Ces dernières années, nous avons pu constater des retraits d’agréments d’entreprises françaises ou européennes exerçant en LPS en France. Une entreprise d’assurance, qu’elle soit française ou européenne, est soumise à la tutelle d’une Autorité de régulation (en France l’ACPR) qui sera chargée de vérifier que l’entreprise d’assurance est en mesure de chiffrer ses engagements et de les représenter sous forme d’actifs réglementés suffisants, et ce, de façon à satisfaire à une marge de solvabilité fixée différemment dans chaque pays.
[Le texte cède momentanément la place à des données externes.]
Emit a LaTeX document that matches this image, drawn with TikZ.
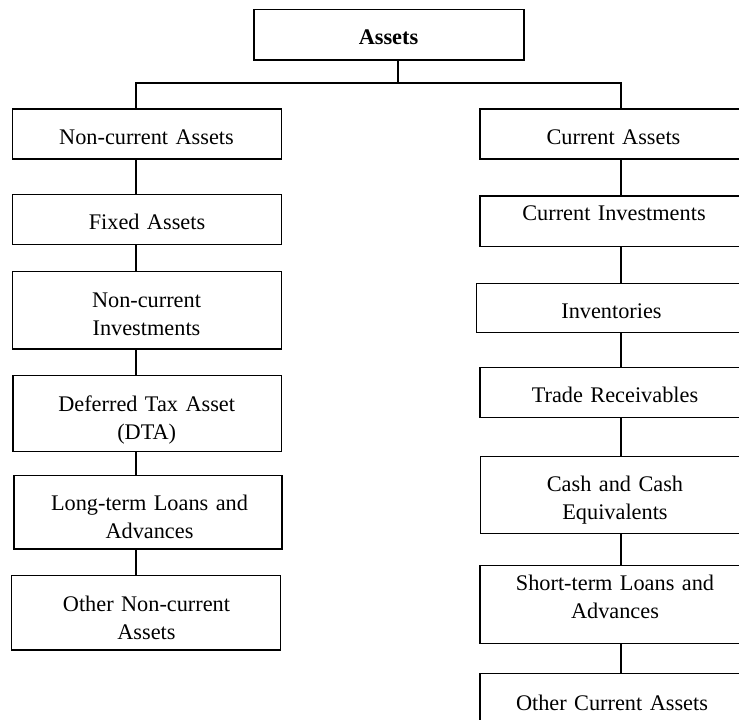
\documentclass[tikz,border=0pt]{standalone}
\usepackage{fontspec}
\setmainfont{Liberation Serif}
\usetikzlibrary{fit}
\begin{document}
\begin{tikzpicture}[x=1pt,y=-1pt,
  box/.style={draw=black, line width=1.4pt, inner sep=0pt},
  lbl/.style={anchor=base, inner sep=0pt, text width=262pt, align=center,
              font=\fontsize{22.3}{28}\selectfont},
  leftlink/.style={line width=1.7pt},
  rightlink/.style={line width=2.2pt},
  bus/.style={line width=2.2pt, line join=miter}]

\useasboundingbox (0,0) rectangle (739,720);
\clip (0,0) rectangle (739,720);

% root
\node[box, line width=1.5pt, fit={(254,9.3) (524,60)}] (assets) {};
\node[lbl, font=\bfseries\fontsize{22.3}{28}\selectfont] (assets-t) at (388.5,44.3) {Assets};

% non-current column
\node[box, fit={(12.3,109) (281.7,159)}]     (nca)  {};
\node[box, fit={(12.7,194.3) (281.7,244.3)}] (fa)   {};
\node[box, fit={(12.3,271.7) (281.7,349)}]   (nci)  {};
\node[box, fit={(13,375.7) (281.7,451.7)}]   (dta)  {};
\node[box, fit={(14,475.7) (282,549)}]       (lt)   {};
\node[box, fit={(11.7,575.5) (280.7,650)}]   (onc)  {};

\node[lbl] (nca-t) at (146.5,144)   {Non-current Assets};
\node[lbl] (fa-t)  at (147,229.3)   {Fixed Assets};
\node[lbl] (nci-t) at (146.5,307.7) {Non-current\\Investments};
\node[lbl] (dta-t) at (146.7,411.7) {Deferred Tax Asset\\(DTA)};
\node[lbl] (lt-t)  at (149.5,510)   {Long-term Loans and\\Advances};
\node[lbl] (onc-t) at (146.5,611.7) {Other Non-current\\Assets};

% current column
\node[box, fit={(480,109) (748,159)}]       (ca)   {};
\node[box, fit={(480,196) (748,246.7)}]     (ci)   {};
\node[box, fit={(476.7,283.3) (748,332.7)}] (inv)  {};
\node[box, fit={(480,367.3) (748,417.3)}]   (tr)   {};
\node[box, fit={(480.7,456.7) (748,533.3)}] (cash) {};
\node[box, fit={(480,565.7) (748,643.3)}]   (st)   {};
\node[box, fit={(480,673.3) (748,723.3)}]   (oca)  {};

\node[lbl] (ca-t)   at (613.5,144)   {Current Assets};
\node[lbl] (ci-t)   at (614,220)     {Current Investments};
\node[lbl] (inv-t)  at (611.5,318.3) {Inventories};
\node[lbl] (tr-t)   at (615,402.7)   {Trade Receivables};
\node[lbl] (cash-t) at (615,491.7)   {Cash and Cash\\Equivalents};
\node[lbl] (st-t)   at (615,590)     {Short-term Loans and\\Advances};
\node[lbl] (oca-t)  at (612,710)     {Other Current Assets};

% branching bus
\coordinate (busL) at (136,83);
\coordinate (busM) at (398,83);
\coordinate (busR) at (621,83);
\draw[bus] (busM |- assets.south) -- (busM);
\draw[bus] (busL |- nca.north) -- (busL) -- (busR) -- (busR |- ca.north);

% chains
\draw[leftlink] (busL |- nca.south) -- (busL |- fa.north);
\draw[leftlink] (busL |- fa.south)  -- (busL |- nci.north);
\draw[leftlink] (busL |- nci.south) -- (busL |- dta.north);
\draw[leftlink] (busL |- dta.south) -- (busL |- lt.north);
\draw[leftlink] (busL |- lt.south)  -- (busL |- onc.north);

\draw[rightlink] (busR |- ca.south)   -- (busR |- ci.north);
\draw[rightlink] (busR |- ci.south)   -- (busR |- inv.north);
\draw[rightlink] (busR |- inv.south)  -- (busR |- tr.north);
\draw[rightlink] (busR |- tr.south)   -- (busR |- cash.north);
\draw[rightlink] (busR |- cash.south) -- (busR |- st.north);
\draw[rightlink] (busR |- st.south)   -- (busR |- oca.north);
\end{tikzpicture}
\end{document}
Si cette marge n’est pas atteinte, une décision de retrait d’agrément pourra alors être prise par l’Autorité de régulation.
Si à l’heure actuelle, les retraits d’agrément d’une entreprise française semblent moins fréquents (peut-être en raison des normes de solvabilité imposées), en revanche, nous constatons que désormais l’intermédiaire en assurances (IA) va être confronté, ainsi que ses clients, au retrait d’agrément d’entreprise d’assurance européenne exerçant en LPS en France et devra faire face à des situations plus complexes qu’en cas de retrait d’agrément d’une entreprise française.
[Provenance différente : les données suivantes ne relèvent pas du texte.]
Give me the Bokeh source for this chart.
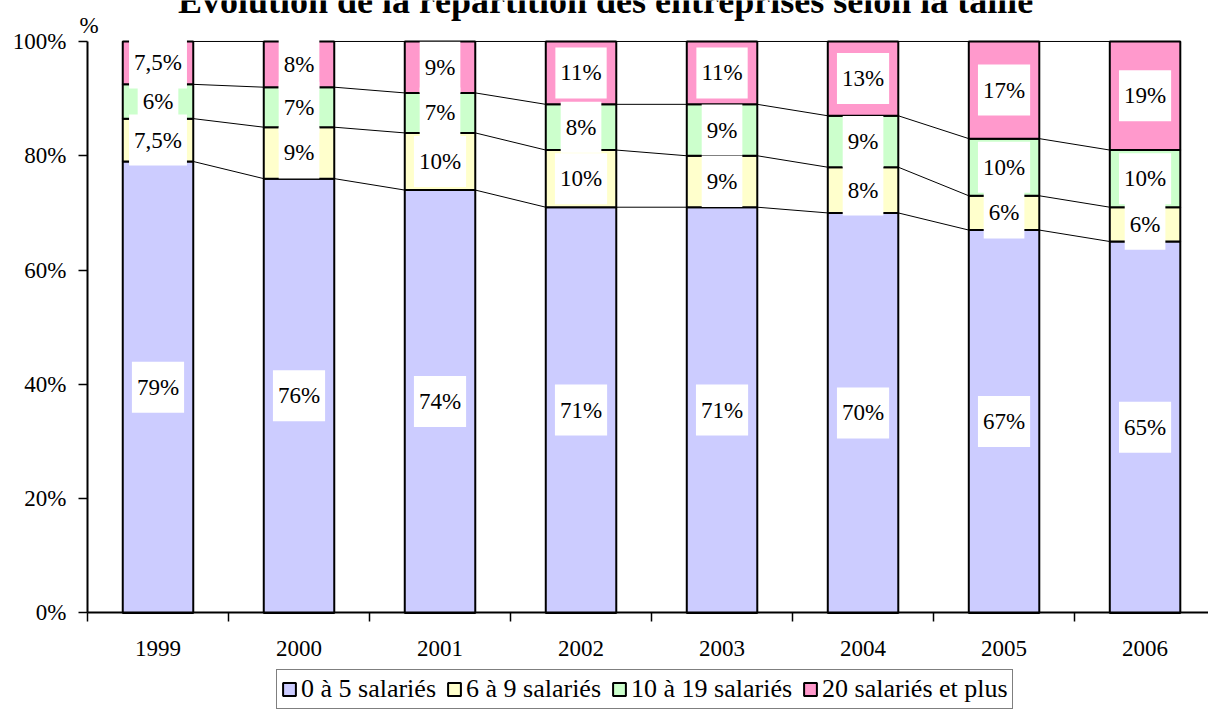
import numpy as np
from bokeh.plotting import figure
from bokeh.models import Range1d, FixedTicker, PrintfTickFormatter, Label, Legend, LegendItem
from bokeh.core.properties import value
from bokeh.embed import file_html
from bokeh.resources import INLINE

# ---- data ----
years = ["1999", "2000", "2001", "2002", "2003", "2004", "2005", "2006"]
s_0_5 = [79, 76, 74, 71, 71, 70, 67, 65]
s_6_9 = [7.5, 9, 10, 10, 9, 8, 6, 6]
s_10_19 = [6, 7, 7, 8, 9, 9, 10, 10]
s_20_plus = [7.5, 8, 9, 11, 11, 13, 17, 19]
series_names = ["0 à 5 salariés", "6 à 9 salariés", "10 à 19 salariés", "20 salariés et plus"]
y_ticks = [0, 20, 40, 60, 80, 100]
title_text = "Évolution de la répartition des entreprises selon la taille"
y_unit = "%"

# ---- styles ----
colors = ["#CCCCFF", "#FFFFCC", "#CCFFCC", "#FF99CC"]
FONT = "Liberation Serif"
BAR_W = 0.5


def fmt(v):
    return ("%g" % v).replace(".", ",") + "%"


p = figure(width=1208, height=709, output_backend="svg", toolbar_location=None,
           x_range=Range1d(-1.117, 7.45), y_range=Range1d(-16.89, 107.17),
           min_border_left=0, min_border_right=0, min_border_top=0, min_border_bottom=0,
           background_fill_color="white", border_fill_color="white")
p.outline_line_color = None
p.xgrid.visible = False
p.ygrid.visible = False

x = np.arange(len(years))
series = [s_0_5, s_6_9, s_10_19, s_20_plus]
bottom = np.zeros(len(years))
renderers = []
lab_x, lab_y, lab_t = [], [], []
for vals, col, name in zip(series, colors, series_names):
    v = np.array(vals, dtype=float)
    top = bottom + v
    p.segment(x0=x[:-1] + BAR_W / 2, y0=top[:-1], x1=x[1:] - BAR_W / 2, y1=top[1:],
              line_color="black", line_width=1)
    r = p.vbar(x=x, bottom=bottom, top=top, width=BAR_W, fill_color=col,
               line_color="black", line_width=2)
    renderers.append((name, r))
    lab_x += list(x)
    lab_y += list(bottom + v / 2)
    lab_t += [fmt(a) for a in vals]
    bottom = top

p.text(x=lab_x, y=lab_y, text=lab_t, text_align="center", text_baseline="middle",
       text_font=value(FONT), text_font_size="23px", text_color="black",
       background_fill_color="white",
       padding=dict(left=5, right=5, top=13, bottom=13))

# x axis, drawn at y = 0 inside the frame
xa = p.xaxis[0]
xa.fixed_location = 0
xa.bounds = (-0.5, len(years) - 0.5)
xa.ticker = FixedTicker(ticks=list(x), minor_ticks=list(x - 0.5) + [x[-1] + 0.5])
xa.major_label_overrides = {int(i): yv for i, yv in zip(x, years)}
xa.major_tick_out = 0
xa.major_tick_in = 0
xa.major_tick_line_color = None
xa.minor_tick_out = 9
xa.minor_tick_in = 0
xa.minor_tick_line_color = "black"
xa.minor_tick_line_width = 1.5
xa.major_label_standoff = 19
xa.axis_line_color = "black"
xa.axis_line_width = 2
xa.major_label_text_font = FONT
xa.major_label_text_font_size = "23px"
xa.major_label_text_color = "black"

# y axis, drawn at the left edge of the first category slot
ya = p.yaxis[0]
ya.fixed_location = -0.5
ya.ticker = FixedTicker(ticks=y_ticks, minor_ticks=[])
ya.formatter = PrintfTickFormatter(format="%d%%")
ya.bounds = (0, 100)
ya.major_tick_out = 9
ya.major_tick_in = 0
ya.major_tick_line_color = "black"
ya.major_tick_line_width = 1.5
ya.minor_tick_out = 0
ya.minor_tick_in = 0
ya.major_label_standoff = 12
ya.axis_line_color = "black"
ya.axis_line_width = 2
ya.major_label_text_font = FONT
ya.major_label_text_font_size = "23px"
ya.major_label_text_color = "black"

# unit label above y axis
p.add_layout(Label(x=-0.489, y=102.8, text=y_unit, text_align="center", text_baseline="middle",
                   text_font=FONT, text_font_size="23px", text_color="black"))

# title (partly cut at top as in reference)
p.add_layout(Label(x=3.174, y=107.0, text=title_text, text_align="center",
                   text_baseline="alphabetic", text_font=FONT, text_font_size="36px",
                   text_font_style="bold", text_color="black"))

legend = Legend(items=[LegendItem(label=n, renderers=[r]) for n, r in renderers],
                orientation="horizontal", location=(276, 0),
                label_text_font=FONT, label_text_font_size="26px", label_text_color="black",
                glyph_width=16, glyph_height=16, label_standoff=4, spacing=10,
                padding=4, margin=0, label_height=28,
                border_line_color="black", border_line_width=1.5,
                background_fill_color="white", background_fill_alpha=1)
p.add_layout(legend)

open("out.html", "w").write(file_html(p, INLINE))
La défaillance d’une entreprise d’assurance française
La France connait sporadiquement des retraits d’agrément d’entreprise d’assurance tant dans la branche « assurance dommages » que dans la branche « assurance vie ». Nous avons choisi d’illustrer notre article par les retraits d’agrément intervenus dans la branche « assurance dommage » compte-tenu du récent retrait d’agrément de la MTA (23 août 2016).
En France, la procédure qui conduit au retrait d’agrément d’une entreprise d’assurance est une procédure confidentielle très encadrée menée par l’ACPR.
Avant le prononcé du retrait d’agrément, l’ACPR peut, selon l’article L310- 25 du Code des assurances (CA), décider de l’ouverture d’une procédure de redressement judiciaire pour rétablir les ratios de solvabilité nécessaires à l’entreprise d’assurance.
Dans un cas particulier, comme le redressement judiciaire de sociétés d’assurance à cotisations variables, l’entreprise d’assurance peut procéder avec l’administrateur judiciaire désigné, conformément à l’article R322-71 du CA, à des rappels de cotisation (si ses statuts le permettent) pour recapitaliser l’entreprise d’assurance.
Si la marge de solvabilité n’est pas rétablie, l’ACPR peut alors prononcer le retrait d’agrément qui engendre alors, ipso facto, la liquidation judiciaire de l’entreprise d’assurance (article L326-2 du CA) et la résiliation de plein droit des contrats dont elle est porteuse. La résiliation des contrats sera effective, selon l’article L326-12 du CA, le 40e jour à 12 heures de l’avis de parution au Journal Officiel de la décision de retrait d’agrément.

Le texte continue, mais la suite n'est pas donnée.